Instructions for the task: Drop the pictures and give back word for word the lines from the line holding "Convert this chart" to the line holding "days = list(range(0, 121, 3))", both included.

— START Provided information —

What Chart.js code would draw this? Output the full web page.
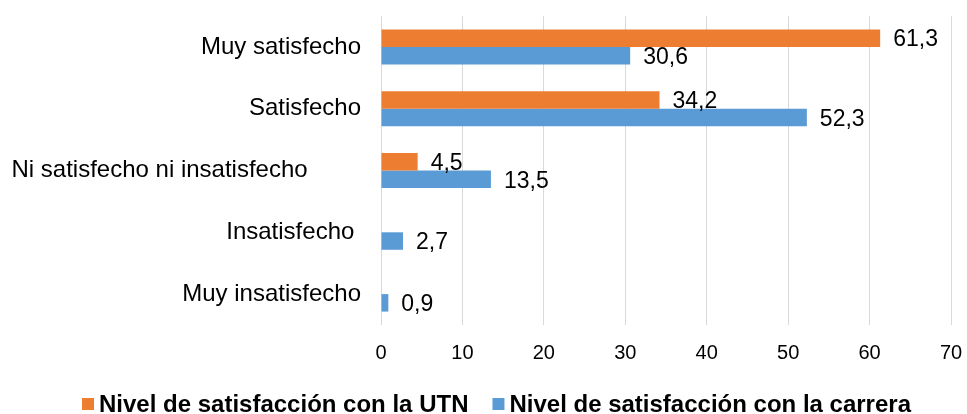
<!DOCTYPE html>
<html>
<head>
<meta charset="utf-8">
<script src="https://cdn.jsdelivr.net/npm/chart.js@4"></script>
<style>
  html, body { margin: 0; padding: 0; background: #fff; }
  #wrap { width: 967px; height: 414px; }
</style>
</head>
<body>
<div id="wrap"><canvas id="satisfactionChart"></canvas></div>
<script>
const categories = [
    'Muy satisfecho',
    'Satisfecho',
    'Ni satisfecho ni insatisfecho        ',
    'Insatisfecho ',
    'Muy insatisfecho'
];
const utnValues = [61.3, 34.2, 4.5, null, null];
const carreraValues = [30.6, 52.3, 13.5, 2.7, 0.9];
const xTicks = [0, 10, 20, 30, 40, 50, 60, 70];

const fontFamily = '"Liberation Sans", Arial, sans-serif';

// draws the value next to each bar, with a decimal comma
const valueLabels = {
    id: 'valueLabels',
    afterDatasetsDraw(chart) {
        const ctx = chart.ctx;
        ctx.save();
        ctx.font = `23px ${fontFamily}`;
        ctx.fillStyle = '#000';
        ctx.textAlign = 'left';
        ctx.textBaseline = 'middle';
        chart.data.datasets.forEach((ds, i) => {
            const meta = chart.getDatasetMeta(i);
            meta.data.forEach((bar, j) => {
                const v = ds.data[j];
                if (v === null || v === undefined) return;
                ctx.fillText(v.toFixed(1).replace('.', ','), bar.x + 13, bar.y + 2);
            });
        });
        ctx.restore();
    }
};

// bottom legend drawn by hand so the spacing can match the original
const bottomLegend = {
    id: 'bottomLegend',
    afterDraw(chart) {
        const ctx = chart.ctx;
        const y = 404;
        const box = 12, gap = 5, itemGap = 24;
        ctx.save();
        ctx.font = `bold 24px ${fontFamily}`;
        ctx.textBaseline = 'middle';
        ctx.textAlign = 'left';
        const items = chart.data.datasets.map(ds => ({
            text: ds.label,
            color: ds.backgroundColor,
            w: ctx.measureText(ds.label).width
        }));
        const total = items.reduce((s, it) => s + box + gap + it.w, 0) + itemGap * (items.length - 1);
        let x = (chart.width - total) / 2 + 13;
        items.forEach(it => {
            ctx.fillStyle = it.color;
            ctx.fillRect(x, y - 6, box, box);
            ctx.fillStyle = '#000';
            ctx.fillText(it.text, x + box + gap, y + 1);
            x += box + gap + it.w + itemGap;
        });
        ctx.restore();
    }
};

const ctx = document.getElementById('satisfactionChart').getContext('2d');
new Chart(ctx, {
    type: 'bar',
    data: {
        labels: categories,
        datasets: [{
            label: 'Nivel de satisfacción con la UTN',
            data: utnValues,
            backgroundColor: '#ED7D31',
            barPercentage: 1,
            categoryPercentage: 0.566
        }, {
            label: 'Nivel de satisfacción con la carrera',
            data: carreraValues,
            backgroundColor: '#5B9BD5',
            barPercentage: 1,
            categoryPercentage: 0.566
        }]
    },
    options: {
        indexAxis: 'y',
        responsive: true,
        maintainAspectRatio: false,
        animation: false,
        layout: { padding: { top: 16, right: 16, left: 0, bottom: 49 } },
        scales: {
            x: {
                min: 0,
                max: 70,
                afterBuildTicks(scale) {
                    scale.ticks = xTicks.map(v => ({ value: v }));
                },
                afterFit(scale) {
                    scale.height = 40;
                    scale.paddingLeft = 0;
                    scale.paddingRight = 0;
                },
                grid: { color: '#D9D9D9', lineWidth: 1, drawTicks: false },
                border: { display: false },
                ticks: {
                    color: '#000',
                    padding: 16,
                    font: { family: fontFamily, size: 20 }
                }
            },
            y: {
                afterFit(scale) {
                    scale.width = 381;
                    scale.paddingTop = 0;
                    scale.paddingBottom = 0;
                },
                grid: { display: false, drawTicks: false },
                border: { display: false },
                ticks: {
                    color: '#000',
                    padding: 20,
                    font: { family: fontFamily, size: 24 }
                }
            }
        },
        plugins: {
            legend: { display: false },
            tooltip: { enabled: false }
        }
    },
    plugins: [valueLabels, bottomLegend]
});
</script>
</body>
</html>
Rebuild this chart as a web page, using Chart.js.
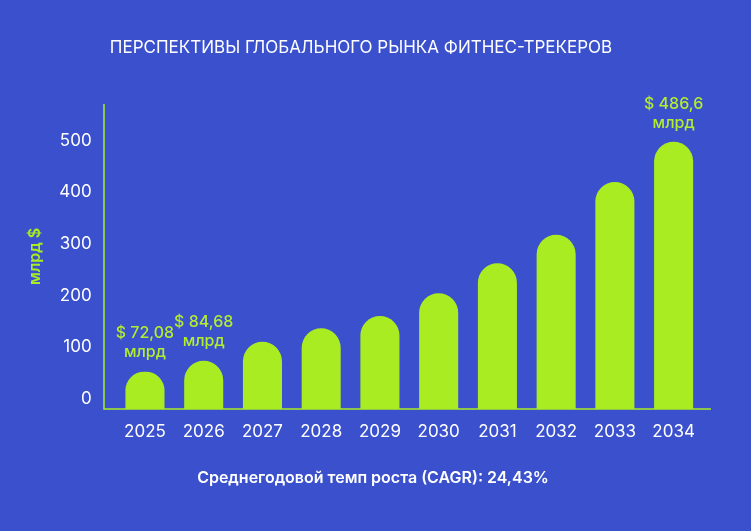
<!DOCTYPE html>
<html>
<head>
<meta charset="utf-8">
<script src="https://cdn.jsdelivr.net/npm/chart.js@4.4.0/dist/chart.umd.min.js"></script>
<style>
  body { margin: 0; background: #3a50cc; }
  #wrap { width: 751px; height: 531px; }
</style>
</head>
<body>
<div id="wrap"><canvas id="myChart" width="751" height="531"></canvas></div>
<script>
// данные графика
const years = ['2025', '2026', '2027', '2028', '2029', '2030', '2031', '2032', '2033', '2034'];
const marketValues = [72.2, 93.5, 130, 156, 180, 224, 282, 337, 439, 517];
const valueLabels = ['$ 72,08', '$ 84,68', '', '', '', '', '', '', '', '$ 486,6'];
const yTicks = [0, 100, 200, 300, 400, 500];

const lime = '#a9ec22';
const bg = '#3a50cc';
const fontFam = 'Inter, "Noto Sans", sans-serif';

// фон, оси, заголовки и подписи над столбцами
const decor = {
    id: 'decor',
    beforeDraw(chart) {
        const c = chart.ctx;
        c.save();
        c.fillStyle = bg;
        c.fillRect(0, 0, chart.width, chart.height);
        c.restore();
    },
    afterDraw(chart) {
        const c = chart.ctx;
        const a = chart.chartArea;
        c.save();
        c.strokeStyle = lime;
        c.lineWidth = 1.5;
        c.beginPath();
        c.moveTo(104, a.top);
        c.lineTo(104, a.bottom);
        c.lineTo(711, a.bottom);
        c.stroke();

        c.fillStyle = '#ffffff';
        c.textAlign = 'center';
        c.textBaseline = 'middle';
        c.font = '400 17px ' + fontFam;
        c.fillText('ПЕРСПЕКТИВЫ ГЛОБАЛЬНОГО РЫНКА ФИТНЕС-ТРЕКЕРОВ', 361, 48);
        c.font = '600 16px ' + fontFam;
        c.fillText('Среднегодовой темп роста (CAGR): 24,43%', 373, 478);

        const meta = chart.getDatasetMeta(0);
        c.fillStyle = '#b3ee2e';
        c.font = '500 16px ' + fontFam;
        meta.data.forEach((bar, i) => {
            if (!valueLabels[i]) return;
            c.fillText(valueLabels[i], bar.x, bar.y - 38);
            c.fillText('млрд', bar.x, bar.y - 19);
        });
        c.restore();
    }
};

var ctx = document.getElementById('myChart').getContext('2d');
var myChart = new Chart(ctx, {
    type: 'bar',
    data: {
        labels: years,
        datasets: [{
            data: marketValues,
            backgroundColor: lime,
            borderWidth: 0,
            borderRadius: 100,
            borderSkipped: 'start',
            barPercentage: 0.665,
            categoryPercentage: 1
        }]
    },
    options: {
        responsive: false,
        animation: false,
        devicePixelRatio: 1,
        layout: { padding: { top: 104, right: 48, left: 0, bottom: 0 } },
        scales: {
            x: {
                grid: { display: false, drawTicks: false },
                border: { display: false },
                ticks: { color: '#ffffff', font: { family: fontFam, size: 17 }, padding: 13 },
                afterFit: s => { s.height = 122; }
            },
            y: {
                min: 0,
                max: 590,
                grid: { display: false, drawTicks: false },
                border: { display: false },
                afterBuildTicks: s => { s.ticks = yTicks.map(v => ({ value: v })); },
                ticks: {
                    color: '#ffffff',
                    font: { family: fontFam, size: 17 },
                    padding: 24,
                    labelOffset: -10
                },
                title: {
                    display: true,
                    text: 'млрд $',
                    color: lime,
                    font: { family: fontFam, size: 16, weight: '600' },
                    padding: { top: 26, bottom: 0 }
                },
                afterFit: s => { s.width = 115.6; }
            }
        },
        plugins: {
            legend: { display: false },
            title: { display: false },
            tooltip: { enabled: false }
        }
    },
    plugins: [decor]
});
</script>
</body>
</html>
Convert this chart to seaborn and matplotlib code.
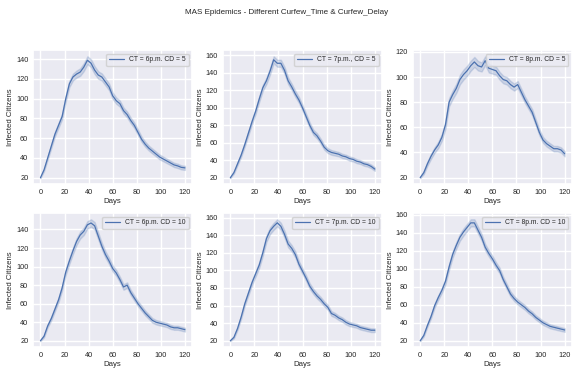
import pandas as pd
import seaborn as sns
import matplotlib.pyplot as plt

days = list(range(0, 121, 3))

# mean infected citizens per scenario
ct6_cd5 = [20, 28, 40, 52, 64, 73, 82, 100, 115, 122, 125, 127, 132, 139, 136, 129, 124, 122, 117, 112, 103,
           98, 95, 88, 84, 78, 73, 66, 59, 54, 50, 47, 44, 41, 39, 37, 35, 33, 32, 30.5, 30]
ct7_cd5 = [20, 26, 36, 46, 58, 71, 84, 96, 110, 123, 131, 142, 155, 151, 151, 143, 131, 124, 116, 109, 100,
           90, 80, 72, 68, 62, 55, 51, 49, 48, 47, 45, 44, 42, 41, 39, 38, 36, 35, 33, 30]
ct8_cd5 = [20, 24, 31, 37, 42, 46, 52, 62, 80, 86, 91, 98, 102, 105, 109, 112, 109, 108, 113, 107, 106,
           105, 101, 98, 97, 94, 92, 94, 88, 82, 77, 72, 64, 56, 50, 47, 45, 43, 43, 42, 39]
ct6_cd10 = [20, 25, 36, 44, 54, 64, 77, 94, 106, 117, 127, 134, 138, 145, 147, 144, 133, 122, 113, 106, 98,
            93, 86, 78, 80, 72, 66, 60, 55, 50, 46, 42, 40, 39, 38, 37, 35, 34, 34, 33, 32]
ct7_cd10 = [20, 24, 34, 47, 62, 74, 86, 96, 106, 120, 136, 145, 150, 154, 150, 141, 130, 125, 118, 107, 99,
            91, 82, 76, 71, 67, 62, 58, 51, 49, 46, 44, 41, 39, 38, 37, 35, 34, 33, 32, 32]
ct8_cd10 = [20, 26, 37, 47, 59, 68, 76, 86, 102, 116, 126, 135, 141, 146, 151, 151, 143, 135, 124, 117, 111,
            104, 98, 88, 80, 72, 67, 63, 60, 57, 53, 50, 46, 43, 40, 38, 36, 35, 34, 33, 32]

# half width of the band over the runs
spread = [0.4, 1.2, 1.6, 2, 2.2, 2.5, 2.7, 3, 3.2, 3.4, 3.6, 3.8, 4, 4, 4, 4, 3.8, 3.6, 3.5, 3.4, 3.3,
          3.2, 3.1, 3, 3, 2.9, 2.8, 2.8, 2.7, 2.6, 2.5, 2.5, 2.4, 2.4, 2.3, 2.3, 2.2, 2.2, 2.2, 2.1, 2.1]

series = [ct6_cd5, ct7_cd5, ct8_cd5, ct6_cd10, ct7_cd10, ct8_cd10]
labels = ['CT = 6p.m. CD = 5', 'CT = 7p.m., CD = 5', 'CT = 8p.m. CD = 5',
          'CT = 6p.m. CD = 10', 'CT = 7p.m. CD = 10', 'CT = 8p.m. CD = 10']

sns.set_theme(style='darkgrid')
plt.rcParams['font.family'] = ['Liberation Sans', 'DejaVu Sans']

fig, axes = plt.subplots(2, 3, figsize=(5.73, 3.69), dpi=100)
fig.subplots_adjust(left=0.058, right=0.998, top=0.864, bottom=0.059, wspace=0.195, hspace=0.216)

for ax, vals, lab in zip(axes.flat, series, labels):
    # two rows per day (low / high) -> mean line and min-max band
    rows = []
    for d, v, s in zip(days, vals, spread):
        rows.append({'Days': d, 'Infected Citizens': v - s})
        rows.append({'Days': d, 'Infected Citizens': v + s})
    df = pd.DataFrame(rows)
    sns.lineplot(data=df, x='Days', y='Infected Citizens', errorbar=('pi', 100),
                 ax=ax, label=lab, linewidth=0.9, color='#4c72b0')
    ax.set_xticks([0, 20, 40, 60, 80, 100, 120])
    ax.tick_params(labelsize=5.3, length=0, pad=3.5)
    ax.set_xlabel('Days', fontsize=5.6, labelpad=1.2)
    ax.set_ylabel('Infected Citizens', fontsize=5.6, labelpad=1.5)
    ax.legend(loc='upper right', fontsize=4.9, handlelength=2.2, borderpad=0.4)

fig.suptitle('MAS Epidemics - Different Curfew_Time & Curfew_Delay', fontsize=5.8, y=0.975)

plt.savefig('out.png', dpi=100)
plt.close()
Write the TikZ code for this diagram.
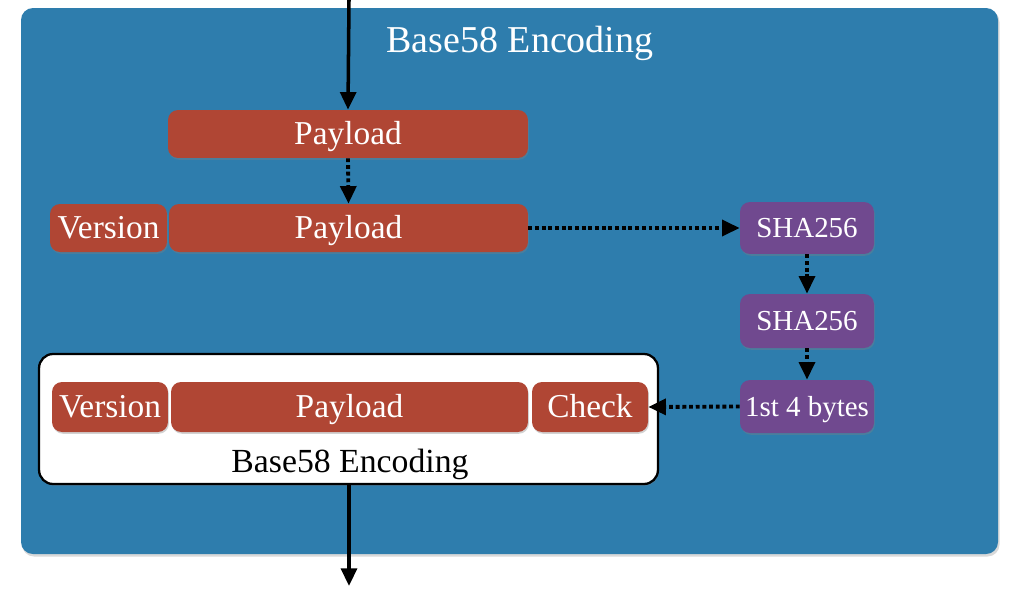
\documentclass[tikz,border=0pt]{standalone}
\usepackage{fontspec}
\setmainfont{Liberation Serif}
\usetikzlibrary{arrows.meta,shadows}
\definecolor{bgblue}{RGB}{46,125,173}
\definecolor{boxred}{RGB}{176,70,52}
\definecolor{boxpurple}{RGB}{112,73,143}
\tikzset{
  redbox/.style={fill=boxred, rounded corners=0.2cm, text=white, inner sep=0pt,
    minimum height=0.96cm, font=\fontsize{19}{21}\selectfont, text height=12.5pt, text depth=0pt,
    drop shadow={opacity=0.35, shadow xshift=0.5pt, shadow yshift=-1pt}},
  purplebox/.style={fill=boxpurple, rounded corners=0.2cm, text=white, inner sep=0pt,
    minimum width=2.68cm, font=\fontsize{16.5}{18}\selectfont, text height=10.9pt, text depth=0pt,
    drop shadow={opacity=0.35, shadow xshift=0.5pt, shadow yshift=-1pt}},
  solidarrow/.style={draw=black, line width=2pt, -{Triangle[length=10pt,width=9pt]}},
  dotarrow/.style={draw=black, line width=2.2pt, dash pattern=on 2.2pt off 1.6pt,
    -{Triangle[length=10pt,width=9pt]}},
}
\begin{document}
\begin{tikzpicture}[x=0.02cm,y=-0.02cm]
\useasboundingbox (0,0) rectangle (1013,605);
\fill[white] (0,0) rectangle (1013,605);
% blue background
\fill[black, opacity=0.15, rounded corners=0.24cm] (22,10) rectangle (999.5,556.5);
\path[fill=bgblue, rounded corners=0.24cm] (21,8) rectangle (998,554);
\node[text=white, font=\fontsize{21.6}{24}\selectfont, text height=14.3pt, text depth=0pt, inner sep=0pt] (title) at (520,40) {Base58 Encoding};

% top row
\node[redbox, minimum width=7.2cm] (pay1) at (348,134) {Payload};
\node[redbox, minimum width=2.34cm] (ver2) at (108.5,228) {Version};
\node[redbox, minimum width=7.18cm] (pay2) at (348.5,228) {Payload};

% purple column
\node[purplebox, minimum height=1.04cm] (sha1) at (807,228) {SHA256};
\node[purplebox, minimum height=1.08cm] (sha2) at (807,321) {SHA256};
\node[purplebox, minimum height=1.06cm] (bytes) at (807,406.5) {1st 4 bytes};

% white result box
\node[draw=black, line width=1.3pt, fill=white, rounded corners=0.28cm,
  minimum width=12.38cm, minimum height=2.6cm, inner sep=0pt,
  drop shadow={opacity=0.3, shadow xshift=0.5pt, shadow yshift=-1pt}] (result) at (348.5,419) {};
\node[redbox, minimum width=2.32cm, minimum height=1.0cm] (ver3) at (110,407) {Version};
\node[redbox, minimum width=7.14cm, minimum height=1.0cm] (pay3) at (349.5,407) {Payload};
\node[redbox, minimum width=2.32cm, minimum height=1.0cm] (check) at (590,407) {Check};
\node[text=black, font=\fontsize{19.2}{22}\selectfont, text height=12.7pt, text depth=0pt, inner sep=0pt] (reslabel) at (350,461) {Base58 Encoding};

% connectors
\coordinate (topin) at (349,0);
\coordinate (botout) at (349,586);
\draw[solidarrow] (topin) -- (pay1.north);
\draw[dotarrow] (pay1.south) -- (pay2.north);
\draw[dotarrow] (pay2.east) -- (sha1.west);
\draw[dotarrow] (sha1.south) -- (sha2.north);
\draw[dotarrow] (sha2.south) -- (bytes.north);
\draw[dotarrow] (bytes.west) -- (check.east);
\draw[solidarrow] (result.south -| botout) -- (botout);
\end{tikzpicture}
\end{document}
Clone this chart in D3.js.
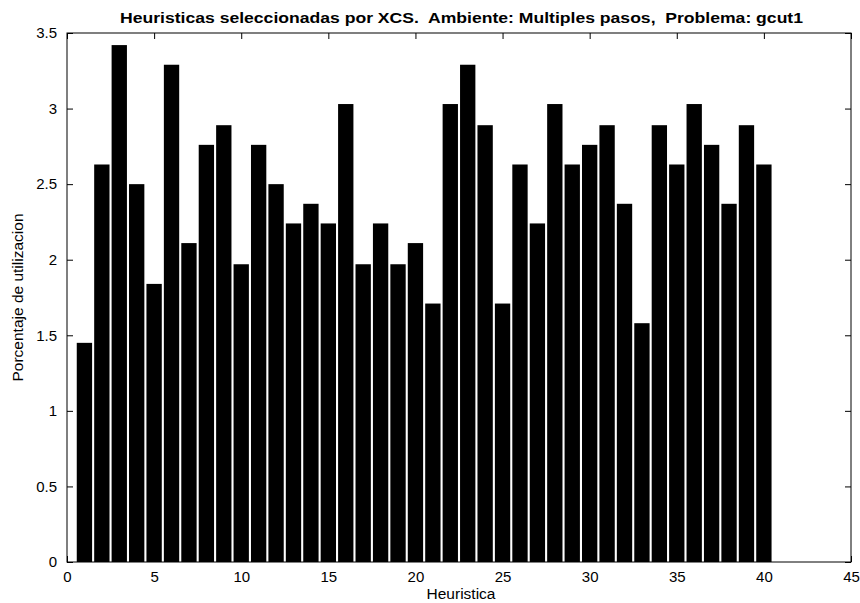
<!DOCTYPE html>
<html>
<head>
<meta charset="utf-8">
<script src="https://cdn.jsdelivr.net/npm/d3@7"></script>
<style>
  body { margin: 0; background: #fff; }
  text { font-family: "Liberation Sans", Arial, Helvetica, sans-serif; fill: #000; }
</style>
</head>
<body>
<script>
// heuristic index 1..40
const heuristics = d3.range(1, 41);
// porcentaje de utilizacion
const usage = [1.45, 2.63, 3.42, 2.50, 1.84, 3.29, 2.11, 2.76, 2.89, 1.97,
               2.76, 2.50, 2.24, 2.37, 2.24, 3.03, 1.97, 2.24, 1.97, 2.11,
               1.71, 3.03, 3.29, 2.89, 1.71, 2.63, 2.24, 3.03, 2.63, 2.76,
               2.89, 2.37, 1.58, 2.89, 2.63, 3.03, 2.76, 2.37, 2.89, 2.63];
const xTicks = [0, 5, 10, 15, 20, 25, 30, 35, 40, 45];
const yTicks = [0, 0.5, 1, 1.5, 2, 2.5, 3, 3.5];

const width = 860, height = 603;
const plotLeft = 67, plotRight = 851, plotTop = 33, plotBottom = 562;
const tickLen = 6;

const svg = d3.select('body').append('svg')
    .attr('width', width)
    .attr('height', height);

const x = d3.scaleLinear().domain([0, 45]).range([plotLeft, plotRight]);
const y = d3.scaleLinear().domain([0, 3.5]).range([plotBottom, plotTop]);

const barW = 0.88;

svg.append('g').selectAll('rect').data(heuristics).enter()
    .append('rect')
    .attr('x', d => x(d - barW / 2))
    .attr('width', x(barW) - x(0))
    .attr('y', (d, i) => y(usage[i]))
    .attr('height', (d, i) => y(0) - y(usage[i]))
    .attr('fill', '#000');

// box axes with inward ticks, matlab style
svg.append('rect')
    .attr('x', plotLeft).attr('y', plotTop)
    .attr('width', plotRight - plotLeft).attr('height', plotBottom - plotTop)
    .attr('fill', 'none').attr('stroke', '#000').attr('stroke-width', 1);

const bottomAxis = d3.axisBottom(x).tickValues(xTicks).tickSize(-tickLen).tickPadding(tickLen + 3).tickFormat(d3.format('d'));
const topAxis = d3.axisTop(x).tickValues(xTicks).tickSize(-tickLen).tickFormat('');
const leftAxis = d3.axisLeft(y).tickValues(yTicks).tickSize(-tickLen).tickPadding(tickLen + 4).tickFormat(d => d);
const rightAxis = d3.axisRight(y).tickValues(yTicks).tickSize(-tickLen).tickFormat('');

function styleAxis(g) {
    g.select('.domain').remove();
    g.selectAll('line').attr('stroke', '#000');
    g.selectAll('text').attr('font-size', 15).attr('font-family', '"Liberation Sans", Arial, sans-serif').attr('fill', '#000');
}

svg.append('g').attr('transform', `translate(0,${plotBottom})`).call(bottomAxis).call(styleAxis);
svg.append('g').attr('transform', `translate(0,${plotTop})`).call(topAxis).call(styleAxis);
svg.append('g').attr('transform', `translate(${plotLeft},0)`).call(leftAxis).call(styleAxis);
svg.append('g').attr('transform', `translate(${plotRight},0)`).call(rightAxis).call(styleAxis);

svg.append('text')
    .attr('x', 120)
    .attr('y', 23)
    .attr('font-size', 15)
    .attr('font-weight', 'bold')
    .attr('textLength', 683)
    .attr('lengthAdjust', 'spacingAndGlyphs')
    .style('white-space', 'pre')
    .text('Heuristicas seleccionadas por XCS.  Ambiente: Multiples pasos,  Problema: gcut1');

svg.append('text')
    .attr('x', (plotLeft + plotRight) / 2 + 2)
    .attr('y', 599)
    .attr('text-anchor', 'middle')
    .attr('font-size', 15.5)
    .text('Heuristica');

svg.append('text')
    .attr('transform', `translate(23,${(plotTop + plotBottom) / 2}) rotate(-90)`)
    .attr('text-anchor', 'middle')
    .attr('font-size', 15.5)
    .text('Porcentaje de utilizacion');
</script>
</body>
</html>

— END Provided information —

Solution for this exercise:
Convert this chart to seaborn and matplotlib code.
import pandas as pd
import seaborn as sns
import matplotlib.pyplot as plt

days = list(range(0, 121, 3))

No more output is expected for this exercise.